#### Exercise task
Working from the data below, reproduce exactly the lines starting at the one that holds "Convert this chart to Apache ECharts code." and ending at the one that holds "95.77, 100.0, 100.0];". Pictures are excluded.

#### Dataset
++++++

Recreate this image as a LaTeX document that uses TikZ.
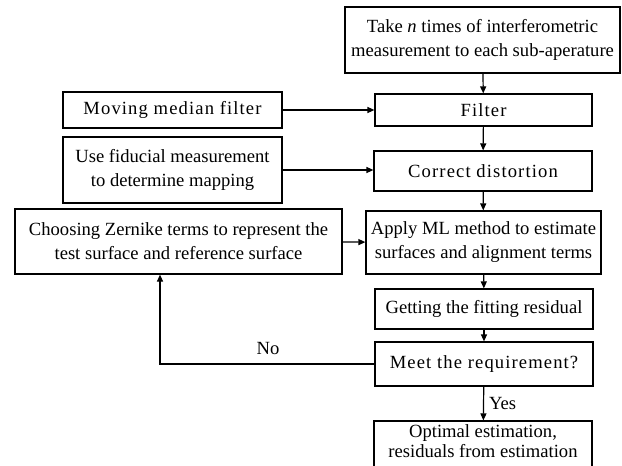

++++++

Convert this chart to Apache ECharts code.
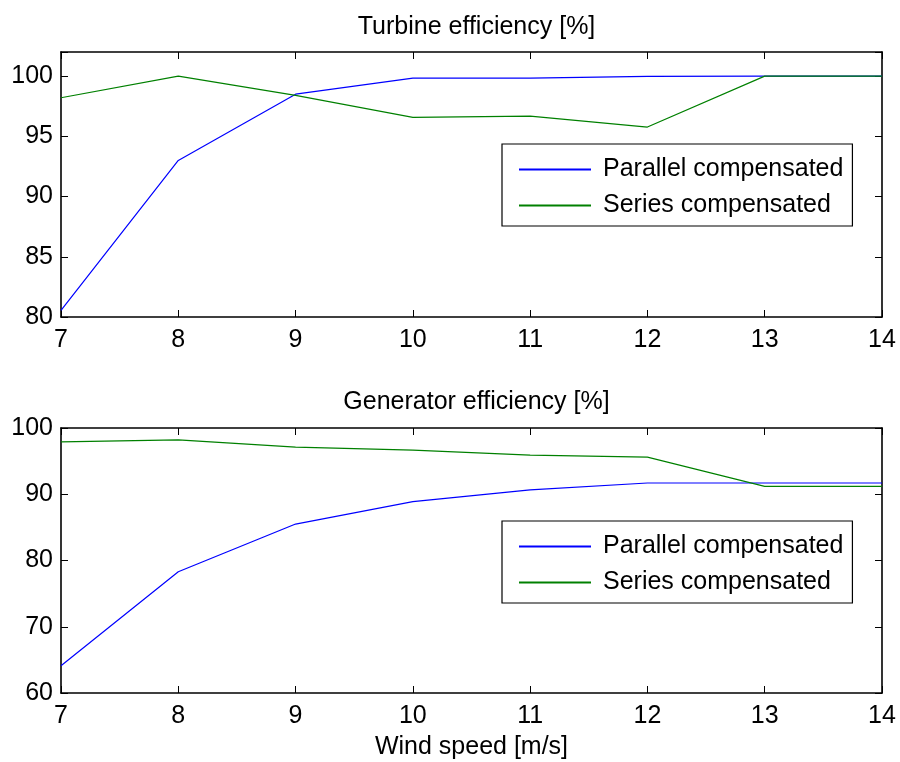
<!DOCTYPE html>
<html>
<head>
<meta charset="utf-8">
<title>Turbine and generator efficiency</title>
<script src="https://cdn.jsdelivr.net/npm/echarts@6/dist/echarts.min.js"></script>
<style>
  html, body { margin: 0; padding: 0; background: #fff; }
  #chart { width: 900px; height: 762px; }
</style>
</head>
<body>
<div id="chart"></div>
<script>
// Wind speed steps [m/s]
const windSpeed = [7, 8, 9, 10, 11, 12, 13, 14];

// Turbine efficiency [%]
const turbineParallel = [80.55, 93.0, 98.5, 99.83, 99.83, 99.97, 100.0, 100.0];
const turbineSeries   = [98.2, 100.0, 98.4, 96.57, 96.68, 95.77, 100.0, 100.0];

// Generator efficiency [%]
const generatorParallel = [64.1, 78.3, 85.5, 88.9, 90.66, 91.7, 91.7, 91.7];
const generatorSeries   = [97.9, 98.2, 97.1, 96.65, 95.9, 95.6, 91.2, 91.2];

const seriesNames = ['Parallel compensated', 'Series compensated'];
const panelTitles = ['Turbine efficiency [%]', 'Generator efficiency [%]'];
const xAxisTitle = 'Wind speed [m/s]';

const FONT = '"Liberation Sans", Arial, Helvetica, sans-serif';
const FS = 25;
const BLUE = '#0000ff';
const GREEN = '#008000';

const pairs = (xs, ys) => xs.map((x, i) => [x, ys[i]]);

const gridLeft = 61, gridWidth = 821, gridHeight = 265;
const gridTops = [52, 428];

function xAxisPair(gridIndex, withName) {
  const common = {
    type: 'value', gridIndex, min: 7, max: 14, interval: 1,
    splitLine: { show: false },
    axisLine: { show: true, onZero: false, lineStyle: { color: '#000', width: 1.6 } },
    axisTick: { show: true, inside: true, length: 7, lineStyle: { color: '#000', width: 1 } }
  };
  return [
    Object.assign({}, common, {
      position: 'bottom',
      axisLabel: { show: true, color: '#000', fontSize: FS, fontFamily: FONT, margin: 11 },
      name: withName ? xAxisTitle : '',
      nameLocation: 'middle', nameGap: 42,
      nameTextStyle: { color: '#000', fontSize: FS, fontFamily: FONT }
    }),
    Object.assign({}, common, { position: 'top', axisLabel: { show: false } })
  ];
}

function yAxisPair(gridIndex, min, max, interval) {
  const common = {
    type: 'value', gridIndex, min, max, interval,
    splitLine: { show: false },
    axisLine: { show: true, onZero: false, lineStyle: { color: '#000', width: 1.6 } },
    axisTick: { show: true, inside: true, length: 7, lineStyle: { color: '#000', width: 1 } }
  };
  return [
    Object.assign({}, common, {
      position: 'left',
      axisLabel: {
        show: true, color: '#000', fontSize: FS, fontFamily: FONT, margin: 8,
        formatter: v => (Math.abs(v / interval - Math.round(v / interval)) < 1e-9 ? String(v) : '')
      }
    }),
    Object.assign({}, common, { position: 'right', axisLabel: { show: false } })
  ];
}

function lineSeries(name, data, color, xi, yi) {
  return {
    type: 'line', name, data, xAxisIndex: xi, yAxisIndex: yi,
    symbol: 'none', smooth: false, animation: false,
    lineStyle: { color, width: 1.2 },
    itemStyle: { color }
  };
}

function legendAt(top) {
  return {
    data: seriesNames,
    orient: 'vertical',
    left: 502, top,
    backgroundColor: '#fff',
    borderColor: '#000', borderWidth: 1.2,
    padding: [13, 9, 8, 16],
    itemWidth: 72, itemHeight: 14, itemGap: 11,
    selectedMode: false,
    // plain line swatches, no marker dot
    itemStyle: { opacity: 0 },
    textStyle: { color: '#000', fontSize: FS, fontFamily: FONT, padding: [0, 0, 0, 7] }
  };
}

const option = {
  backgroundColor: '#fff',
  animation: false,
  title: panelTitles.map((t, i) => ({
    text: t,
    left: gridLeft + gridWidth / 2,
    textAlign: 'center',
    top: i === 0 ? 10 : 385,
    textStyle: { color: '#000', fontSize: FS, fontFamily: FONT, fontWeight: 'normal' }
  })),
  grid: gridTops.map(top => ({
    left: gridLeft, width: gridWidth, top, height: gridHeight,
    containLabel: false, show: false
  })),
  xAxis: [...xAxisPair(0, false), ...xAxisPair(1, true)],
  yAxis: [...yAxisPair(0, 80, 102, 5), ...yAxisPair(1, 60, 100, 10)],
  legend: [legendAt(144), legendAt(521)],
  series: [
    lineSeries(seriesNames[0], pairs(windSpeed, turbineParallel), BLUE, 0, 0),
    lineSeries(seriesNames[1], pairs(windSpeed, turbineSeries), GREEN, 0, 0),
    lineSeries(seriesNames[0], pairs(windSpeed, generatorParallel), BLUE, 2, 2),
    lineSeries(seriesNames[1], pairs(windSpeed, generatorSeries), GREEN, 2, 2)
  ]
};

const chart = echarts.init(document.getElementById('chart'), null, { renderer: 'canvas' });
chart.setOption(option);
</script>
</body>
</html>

++++++

#### Correct answer
Convert this chart to Apache ECharts code.
<!DOCTYPE html>
<html>
<head>
<meta charset="utf-8">
<title>Turbine and generator efficiency</title>
<script src="https://cdn.jsdelivr.net/npm/echarts@6/dist/echarts.min.js"></script>
<style>
  html, body { margin: 0; padding: 0; background: #fff; }
  #chart { width: 900px; height: 762px; }
</style>
</head>
<body>
<div id="chart"></div>
<script>
// Wind speed steps [m/s]
const windSpeed = [7, 8, 9, 10, 11, 12, 13, 14];

// Turbine efficiency [%]
const turbineParallel = [80.55, 93.0, 98.5, 99.83, 99.83, 99.97, 100.0, 100.0];
const turbineSeries   = [98.2, 100.0, 98.4, 96.57, 96.68, 95.77, 100.0, 100.0];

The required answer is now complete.